If the first two arguments weren’t disingenuous enough, Cornwall Council then throws in a third. Significantly for the first time admitting the possibility that the Local Plan might indeed alter the proportion of the population, ‘even if’ it does this still doesn’t impact on Article 16. This conclusion is drawn on the grounds that feeding the process of in-migration and population in this way is not intentional. This is the ‘don’t blame us, we never meant it’ defence. The unintended consequences of the Local Plan in encouraging further in-migration may be crystal clear, but as the Local Plan’s aim is to ‘meet the needs of all sections of the community’ (which should surely more accurately read ‘to meet the needs of communities in Cornwall and members of other communities currently residing outside Cornwall’), then somehow the Framework Charter doesn’t apply to the Council’s Local Plan. This is despite the fact that most unbiased observers would conclude the housing target is bound to result in a further alteration of the proportions of the population in Cornwall, as it has done since the 1960s. This will make it increasingly difficult to maintain, develop and preserve the Cornish identity.

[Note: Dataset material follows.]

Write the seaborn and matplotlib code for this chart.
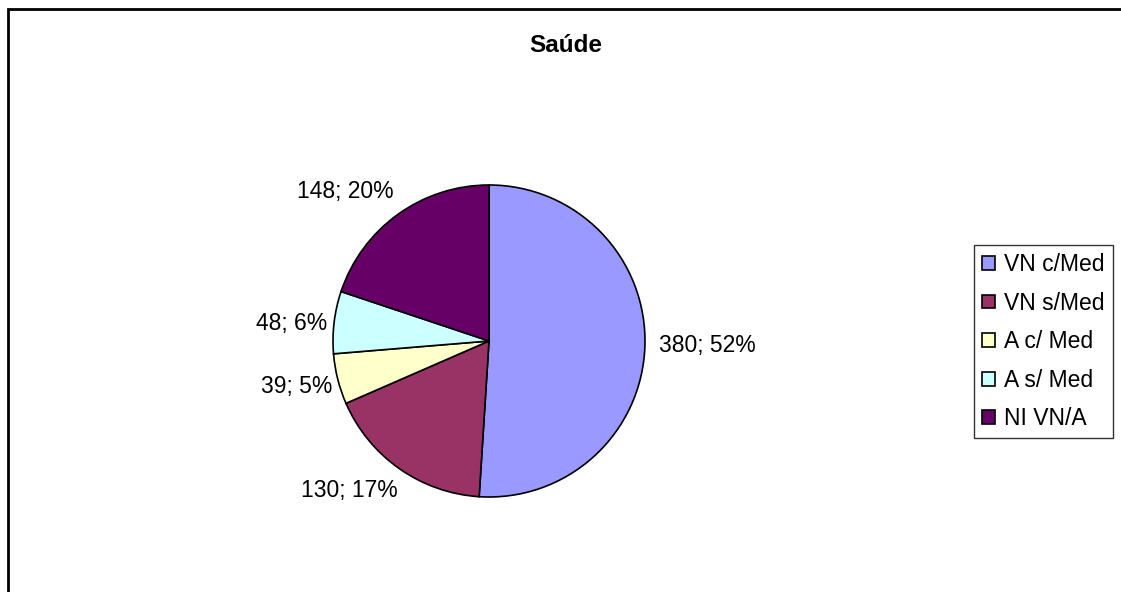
import numpy as np
import matplotlib
matplotlib.use("Agg")
import matplotlib.pyplot as plt
import seaborn as sns
from matplotlib.patches import Rectangle

# data
categories = ['VN c/Med', 'VN s/Med', 'A c/ Med', 'A s/ Med', 'NI VN/A']
values = [380, 130, 39, 48, 148]
pct_labels = ['52%', '17%', '5%', '6%', '20%']
colors = ['#9999FF', '#993366', '#FFFFCC', '#CCFFFF', '#660066']

sns.set_style("white")
plt.rcParams['font.family'] = ['Liberation Sans', 'DejaVu Sans']
plt.rcParams['text.color'] = 'black'

W, H = 1121, 592
fig = plt.figure(figsize=(W / 100, H / 100), dpi=100)

# pie centre (489, 341) px, radius 156 px
cx, cy, r = 489, 341, 156
side = 2.5 * r
ax = fig.add_axes([(cx - side / 2) / W, (H - cy - side / 2) / H, side / W, side / H])

labels = [f"{v}; {p}" for v, p in zip(values, pct_labels)]
wedges, texts = ax.pie(values, colors=colors, startangle=90, counterclock=False,
                       labels=labels, labeldistance=1.1,
                       wedgeprops=dict(edgecolor='black', linewidth=1.2),
                       textprops=dict(fontsize=16.5, color='black'))
ax.set_xlim(-1.25, 1.25)
ax.set_ylim(-1.25, 1.25)

# label placement like the original (distance, angle shift)
label_dist = [1.09, 1.124, 1.048, 1.045, 1.14]
label_shift = [0.4, 3.5, 2.1, 0.6, -3.2]
for w, t, d, s in zip(wedges, texts, label_dist, label_shift):
    ang = np.deg2rad((w.theta1 + w.theta2) / 2 + s)
    t.set_position((d * np.cos(ang), d * np.sin(ang)))

fig.text(566 / W, 1 - 52 / H, 'Saúde', ha='center', va='baseline',
         fontsize=17.5, fontweight='bold', color='black')

leg = fig.legend(wedges, categories, loc='upper left',
                 bbox_to_anchor=(974 / W, 1 - 245 / H),
                 fontsize=16.5, frameon=True, fancybox=False, shadow=False,
                 handlelength=0.55, handleheight=0.55, handletextpad=0.42,
                 labelspacing=0.68, borderpad=0.35, borderaxespad=0,
                 labelcolor='black')
leg.get_frame().set_edgecolor('black')
leg.get_frame().set_linewidth(1.0)

# outer chart border (only top and left visible)
fig.add_artist(Rectangle((8 / W, -0.1), 1.2, 1 - 9 / H + 0.1,
                         transform=fig.transFigure, fill=False,
                         edgecolor='black', linewidth=2, clip_on=False))

plt.savefig('out.png', dpi=100)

It might have been so different if councillors had shown some political leadership. The Council could have seized the opportunity of the Framework Charter last year and worked up a robust argument for a reduced housing target on the basis of Articles 5 and 16. It could have argued that, following half a century during which Cornwall has done more than its fair share to accommodate the desire of people to leave England, this would provide a much-needed breathing space to allow new communities to assimilate and learn a sense of place. Instead, it wasted its time desperately casting around for reasons to avoid the implications of the Charter for the Protection of National Minorities, while sadly continuing to ignore the rights of the Cornish people.